Cinética: Seu começo no audiovisual foi na videoarte. Queria que você comentasse essa transição para o cinema de longa-metragem, de que forma suas influências das artes plásticas e da videoarte estão na sua forma de ver o cinema tailandês hoje. Existem realizadores locais que te interessam em especial e que são menos conhecidos no Ocidente? Você se sente parte de uma geração?
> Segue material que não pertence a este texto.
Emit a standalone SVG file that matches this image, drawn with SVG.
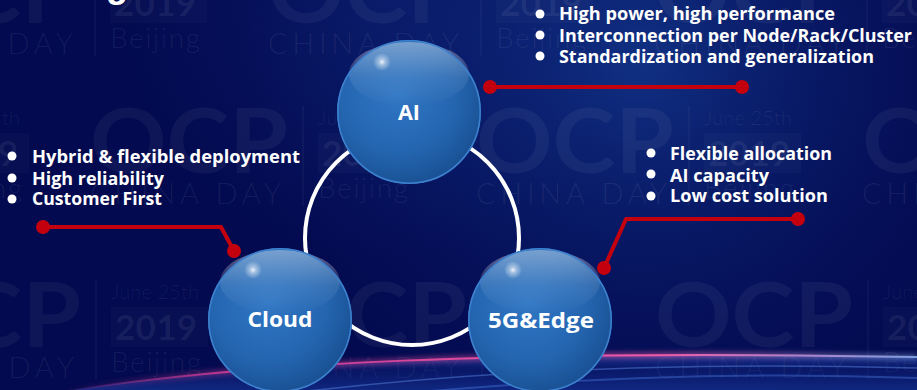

AW: Descobri que fazer videoarte ou curtas é a mesma coisa que fazer um longa-metragem – para mim pelo menos. Mesmo que a forma de pensar o processo de feitura e sua representação sejam diferentes, no fundo são a mesma coisa: reflexos de como vemos a vida através deles. Então eu não me sinto diferente agora do que quando eu comecei. Sobre outros realizadores tailandeses e com o público de filmes tailandeses por aqui: eu nunca tenho certeza exatamente se eu estou entendendo o que eles estão fazendo e prefiro não falar muito... Às vezes, me parece que os filmes tailandeses são muito abstratos, fora da vida, dissociados das coisas a seu redor. Uma tradição de escapismo em que a realidade é ignorada como objeto de interesse. Por isso, eu me sinto mais confortável e muito interessado ao olhar o trabalho de jovens realizadores de vídeo como Thunska Pansittivorakul ou Nitipong Thintubthai, cujos trabalhos falam sobre objetos do cotidiano deles, como seus próprios ambientes de vida e sua sexualidade. Isso me interessa muito.
 
Cinética: Para terminar, uma pergunta de pura curiosidade: fale um pouco sobre seu próximo filme, UTOPIA. O release soa como uma ficção científica pós-apocalíptica. O que é que você está vislumbrando dessa vez?

AW:
Antes de qualquer coisa: obrigado pelas perguntas. Um grande 2007 para vocês.  Sobre o UTOPIA? Olha, posso dizer que será, literalmente, meu filme utopista!! Está constantemente evoluindo na minha cabeça então eu não tenho certeza exatamente ainda se consigo explicá-lo agora. Basicamente, eu quero desmembrar e embarcar na idéia utópica da Civilização Ocidental e falar dela a partir dessa premissa.  Mas ainda não sei ao certo. Espero que esse filme se realize nos próximos dez anos, pelo menos!

Entrevista realizada em Dezembro de 2006.